The Turkish military officers who have sought political asylum in Greece told the courts that they are fearful of their lives, should they be extradited to Turkey. The Greek courts decided to reject Turkey’s extradition request for the first three officers who were in court on Monday and is expected to issue a similar verdict for the remaining five.
In its decision the court prosecutor Efstathia Kapagianni stressed that it is an inalienable right of every defendant to be aware of charges he is facing. The prosecutor added that the Turkish documents do not explain the charges these eight officers will face in Turkey and noted that there is a credible fear that additional charges will be addressed, while the threat of physical violence is real.
One of the officers who spoke to the Ethnos newspaper noted that he has a wife and two children in Istanbul, adding that his wife has been dismissed from her job and is under surveillance. He also stressed that other officers who did not manage to escape have been tortured. Another officer explained that after left his pregnant wife and two children to escape to Greece, his family has had its car taken away and his father accused of being a Fethullah Gülen supporter. He also noted that doctors, academics and journalists have been persecuted.

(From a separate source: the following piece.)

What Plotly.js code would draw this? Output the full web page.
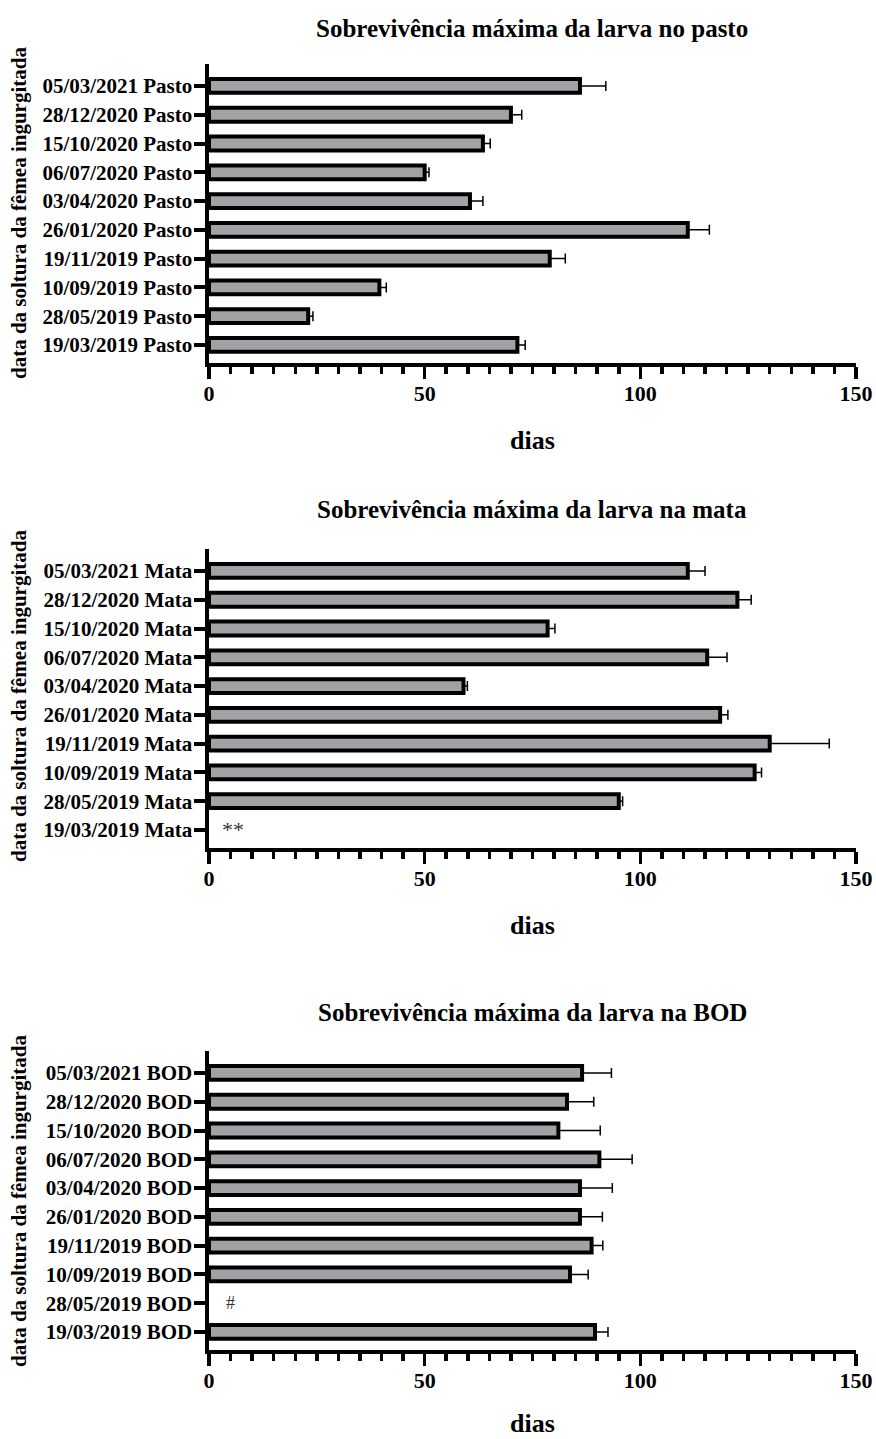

A third officer who spoke to the newspaper clarified that his home has been inspected and all electronic devices were seized, along with money and his passport. He told the newspaper that 254 people are believed to have been killed since the failed coup, many of whom are military officials. According to the officer most escaped t Germany and Sweden, however the greatest fuss has been made over those who escaped to Greece.
The BBC also recently published an article regarding the allegations of torture and persecution in the fallout of the failed coup over the summer. The British broadcasted spoke to a series of lawyers and witnesses who are accused of participating in the failed coup.